-------- GIVEN DATA --------

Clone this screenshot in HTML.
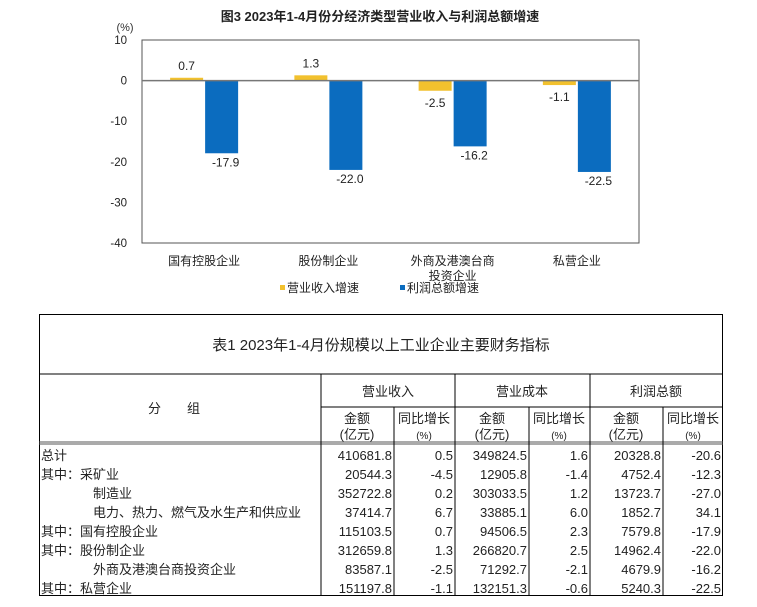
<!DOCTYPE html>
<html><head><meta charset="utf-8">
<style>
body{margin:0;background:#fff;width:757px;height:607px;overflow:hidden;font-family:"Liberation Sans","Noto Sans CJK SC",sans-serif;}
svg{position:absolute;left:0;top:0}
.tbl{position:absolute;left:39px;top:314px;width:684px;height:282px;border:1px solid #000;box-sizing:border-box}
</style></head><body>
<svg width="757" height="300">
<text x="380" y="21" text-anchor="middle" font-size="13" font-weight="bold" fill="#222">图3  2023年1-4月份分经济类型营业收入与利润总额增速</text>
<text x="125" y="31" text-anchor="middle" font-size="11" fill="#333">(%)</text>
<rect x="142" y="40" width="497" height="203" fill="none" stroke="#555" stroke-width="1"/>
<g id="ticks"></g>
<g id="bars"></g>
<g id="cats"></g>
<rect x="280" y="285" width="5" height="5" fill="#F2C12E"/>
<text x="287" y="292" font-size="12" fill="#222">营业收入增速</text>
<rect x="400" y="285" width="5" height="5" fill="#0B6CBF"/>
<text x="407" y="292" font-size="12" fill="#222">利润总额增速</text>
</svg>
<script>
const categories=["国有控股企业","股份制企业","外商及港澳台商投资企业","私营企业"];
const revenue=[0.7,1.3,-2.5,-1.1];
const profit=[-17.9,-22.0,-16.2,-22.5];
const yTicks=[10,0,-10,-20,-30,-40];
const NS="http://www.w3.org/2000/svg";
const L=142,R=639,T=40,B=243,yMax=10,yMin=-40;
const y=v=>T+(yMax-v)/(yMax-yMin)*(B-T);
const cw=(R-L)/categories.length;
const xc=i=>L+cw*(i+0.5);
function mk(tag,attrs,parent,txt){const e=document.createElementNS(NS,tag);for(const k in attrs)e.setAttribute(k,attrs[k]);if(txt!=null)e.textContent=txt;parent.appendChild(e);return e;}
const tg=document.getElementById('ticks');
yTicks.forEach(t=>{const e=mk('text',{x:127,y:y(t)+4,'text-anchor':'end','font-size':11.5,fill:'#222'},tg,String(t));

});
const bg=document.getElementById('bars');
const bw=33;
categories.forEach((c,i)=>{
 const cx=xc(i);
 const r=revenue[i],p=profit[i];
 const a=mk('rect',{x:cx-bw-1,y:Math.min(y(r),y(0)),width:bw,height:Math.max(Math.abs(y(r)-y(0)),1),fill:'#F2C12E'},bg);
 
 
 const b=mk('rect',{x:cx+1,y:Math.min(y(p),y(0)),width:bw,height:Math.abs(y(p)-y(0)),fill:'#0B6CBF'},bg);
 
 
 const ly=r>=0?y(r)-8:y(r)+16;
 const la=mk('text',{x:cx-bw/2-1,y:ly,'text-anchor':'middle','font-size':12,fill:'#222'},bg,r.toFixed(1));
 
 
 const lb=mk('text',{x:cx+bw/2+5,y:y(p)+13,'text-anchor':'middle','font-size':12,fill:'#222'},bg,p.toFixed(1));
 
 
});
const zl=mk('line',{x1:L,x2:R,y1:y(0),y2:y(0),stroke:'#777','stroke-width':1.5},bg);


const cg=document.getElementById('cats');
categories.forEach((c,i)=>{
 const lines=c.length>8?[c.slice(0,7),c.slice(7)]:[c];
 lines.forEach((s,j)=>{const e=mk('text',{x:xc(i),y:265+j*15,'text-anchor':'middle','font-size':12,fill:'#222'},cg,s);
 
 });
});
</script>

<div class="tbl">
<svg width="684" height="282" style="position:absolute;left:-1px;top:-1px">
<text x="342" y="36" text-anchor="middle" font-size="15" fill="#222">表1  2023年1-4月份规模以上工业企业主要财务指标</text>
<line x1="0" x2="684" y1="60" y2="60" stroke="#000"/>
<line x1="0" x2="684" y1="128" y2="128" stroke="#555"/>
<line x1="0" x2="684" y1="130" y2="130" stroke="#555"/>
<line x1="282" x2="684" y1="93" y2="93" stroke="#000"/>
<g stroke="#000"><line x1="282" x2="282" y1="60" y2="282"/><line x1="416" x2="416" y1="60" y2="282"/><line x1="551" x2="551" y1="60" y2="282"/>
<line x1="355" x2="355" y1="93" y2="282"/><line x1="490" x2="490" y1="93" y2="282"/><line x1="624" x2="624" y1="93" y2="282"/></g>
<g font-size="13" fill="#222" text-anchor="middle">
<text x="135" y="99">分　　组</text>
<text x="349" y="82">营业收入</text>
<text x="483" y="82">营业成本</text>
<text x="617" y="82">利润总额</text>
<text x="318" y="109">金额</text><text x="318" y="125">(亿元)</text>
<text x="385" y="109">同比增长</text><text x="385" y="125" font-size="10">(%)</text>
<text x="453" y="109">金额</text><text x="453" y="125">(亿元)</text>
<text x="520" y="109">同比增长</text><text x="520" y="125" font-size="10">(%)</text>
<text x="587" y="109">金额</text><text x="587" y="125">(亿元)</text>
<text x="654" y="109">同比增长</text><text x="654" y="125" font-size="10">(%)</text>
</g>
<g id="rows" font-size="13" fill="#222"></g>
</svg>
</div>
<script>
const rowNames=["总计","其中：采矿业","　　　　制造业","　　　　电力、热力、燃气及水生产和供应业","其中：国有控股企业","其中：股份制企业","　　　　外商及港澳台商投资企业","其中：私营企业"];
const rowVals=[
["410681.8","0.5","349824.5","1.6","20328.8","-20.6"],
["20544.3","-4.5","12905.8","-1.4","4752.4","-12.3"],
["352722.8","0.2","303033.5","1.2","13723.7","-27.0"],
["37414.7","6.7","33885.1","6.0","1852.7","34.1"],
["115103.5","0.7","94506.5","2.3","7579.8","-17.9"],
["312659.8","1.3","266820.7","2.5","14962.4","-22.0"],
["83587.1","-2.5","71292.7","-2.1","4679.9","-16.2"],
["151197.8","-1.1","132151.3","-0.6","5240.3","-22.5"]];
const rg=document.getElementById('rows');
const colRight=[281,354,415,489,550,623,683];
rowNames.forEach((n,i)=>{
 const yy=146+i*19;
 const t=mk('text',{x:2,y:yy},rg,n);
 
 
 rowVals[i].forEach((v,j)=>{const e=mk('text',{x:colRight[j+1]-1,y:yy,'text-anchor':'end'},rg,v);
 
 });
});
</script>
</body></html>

--------

■ PROBLEM DESCRIPTION:
Quote everything in the listing above exactly; pictures are the only thing to omit.

■ TASK ANSWER:
Clone this screenshot in HTML.
<!DOCTYPE html>
<html><head><meta charset="utf-8">
<style>
body{margin:0;background:#fff;width:757px;height:607px;overflow:hidden;font-family:"Liberation Sans","Noto Sans CJK SC",sans-serif;}
svg{position:absolute;left:0;top:0}
.tbl{position:absolute;left:39px;top:314px;width:684px;height:282px;border:1px solid #000;box-sizing:border-box}
</style></head><body>
<svg width="757" height="300">
<text x="380" y="21" text-anchor="middle" font-size="13" font-weight="bold" fill="#222">图3  2023年1-4月份分经济类型营业收入与利润总额增速</text>
<text x="125" y="31" text-anchor="middle" font-size="11" fill="#333">(%)</text>
<rect x="142" y="40" width="497" height="203" fill="none" stroke="#555" stroke-width="1"/>
<g id="ticks"></g>
<g id="bars"></g>
<g id="cats"></g>
<rect x="280" y="285" width="5" height="5" fill="#F2C12E"/>
<text x="287" y="292" font-size="12" fill="#222">营业收入增速</text>
<rect x="400" y="285" width="5" height="5" fill="#0B6CBF"/>
<text x="407" y="292" font-size="12" fill="#222">利润总额增速</text>
</svg>
<script>
const categories=["国有控股企业","股份制企业","外商及港澳台商投资企业","私营企业"];
const revenue=[0.7,1.3,-2.5,-1.1];
const profit=[-17.9,-22.0,-16.2,-22.5];
const yTicks=[10,0,-10,-20,-30,-40];
const NS="http://www.w3.org/2000/svg";
const L=142,R=639,T=40,B=243,yMax=10,yMin=-40;
const y=v=>T+(yMax-v)/(yMax-yMin)*(B-T);
const cw=(R-L)/categories.length;
const xc=i=>L+cw*(i+0.5);
function mk(tag,attrs,parent,txt){const e=document.createElementNS(NS,tag);for(const k in attrs)e.setAttribute(k,attrs[k]);if(txt!=null)e.textContent=txt;parent.appendChild(e);return e;}
const tg=document.getElementById('ticks');
yTicks.forEach(t=>{const e=mk('text',{x:127,y:y(t)+4,'text-anchor':'end','font-size':11.5,fill:'#222'},tg,String(t));

});
const bg=document.getElementById('bars');
const bw=33;
categories.forEach((c,i)=>{
 const cx=xc(i);
 const r=revenue[i],p=profit[i];
 const a=mk('rect',{x:cx-bw-1,y:Math.min(y(r),y(0)),width:bw,height:Math.max(Math.abs(y(r)-y(0)),1),fill:'#F2C12E'},bg);
 
 
 const b=mk('rect',{x:cx+1,y:Math.min(y(p),y(0)),width:bw,height:Math.abs(y(p)-y(0)),fill:'#0B6CBF'},bg);
 
 
 const ly=r>=0?y(r)-8:y(r)+16;
 const la=mk('text',{x:cx-bw/2-1,y:ly,'text-anchor':'middle','font-size':12,fill:'#222'},bg,r.toFixed(1));
 
 
 const lb=mk('text',{x:cx+bw/2+5,y:y(p)+13,'text-anchor':'middle','font-size':12,fill:'#222'},bg,p.toFixed(1));
 
 
});
const zl=mk('line',{x1:L,x2:R,y1:y(0),y2:y(0),stroke:'#777','stroke-width':1.5},bg);


const cg=document.getElementById('cats');
categories.forEach((c,i)=>{
 const lines=c.length>8?[c.slice(0,7),c.slice(7)]:[c];
 lines.forEach((s,j)=>{const e=mk('text',{x:xc(i),y:265+j*15,'text-anchor':'middle','font-size':12,fill:'#222'},cg,s);
 
 });
});
</script>

<div class="tbl">
<svg width="684" height="282" style="position:absolute;left:-1px;top:-1px">
<text x="342" y="36" text-anchor="middle" font-size="15" fill="#222">表1  2023年1-4月份规模以上工业企业主要财务指标</text>
<line x1="0" x2="684" y1="60" y2="60" stroke="#000"/>
<line x1="0" x2="684" y1="128" y2="128" stroke="#555"/>
<line x1="0" x2="684" y1="130" y2="130" stroke="#555"/>
<line x1="282" x2="684" y1="93" y2="93" stroke="#000"/>
<g stroke="#000"><line x1="282" x2="282" y1="60" y2="282"/><line x1="416" x2="416" y1="60" y2="282"/><line x1="551" x2="551" y1="60" y2="282"/>
<line x1="355" x2="355" y1="93" y2="282"/><line x1="490" x2="490" y1="93" y2="282"/><line x1="624" x2="624" y1="93" y2="282"/></g>
<g font-size="13" fill="#222" text-anchor="middle">
<text x="135" y="99">分　　组</text>
<text x="349" y="82">营业收入</text>
<text x="483" y="82">营业成本</text>
<text x="617" y="82">利润总额</text>
<text x="318" y="109">金额</text><text x="318" y="125">(亿元)</text>
<text x="385" y="109">同比增长</text><text x="385" y="125" font-size="10">(%)</text>
<text x="453" y="109">金额</text><text x="453" y="125">(亿元)</text>
<text x="520" y="109">同比增长</text><text x="520" y="125" font-size="10">(%)</text>
<text x="587" y="109">金额</text><text x="587" y="125">(亿元)</text>
<text x="654" y="109">同比增长</text><text x="654" y="125" font-size="10">(%)</text>
</g>
<g id="rows" font-size="13" fill="#222"></g>
</svg>
</div>
<script>
const rowNames=["总计","其中：采矿业","　　　　制造业","　　　　电力、热力、燃气及水生产和供应业","其中：国有控股企业","其中：股份制企业","　　　　外商及港澳台商投资企业","其中：私营企业"];
const rowVals=[
["410681.8","0.5","349824.5","1.6","20328.8","-20.6"],
["20544.3","-4.5","12905.8","-1.4","4752.4","-12.3"],
["352722.8","0.2","303033.5","1.2","13723.7","-27.0"],
["37414.7","6.7","33885.1","6.0","1852.7","34.1"],
["115103.5","0.7","94506.5","2.3","7579.8","-17.9"],
["312659.8","1.3","266820.7","2.5","14962.4","-22.0"],
["83587.1","-2.5","71292.7","-2.1","4679.9","-16.2"],
["151197.8","-1.1","132151.3","-0.6","5240.3","-22.5"]];
const rg=document.getElementById('rows');
const colRight=[281,354,415,489,550,623,683];
rowNames.forEach((n,i)=>{
 const yy=146+i*19;
 const t=mk('text',{x:2,y:yy},rg,n);
 
 
 rowVals[i].forEach((v,j)=>{const e=mk('text',{x:colRight[j+1]-1,y:yy,'text-anchor':'end'},rg,v);
 
 });
});
</script>
</body></html>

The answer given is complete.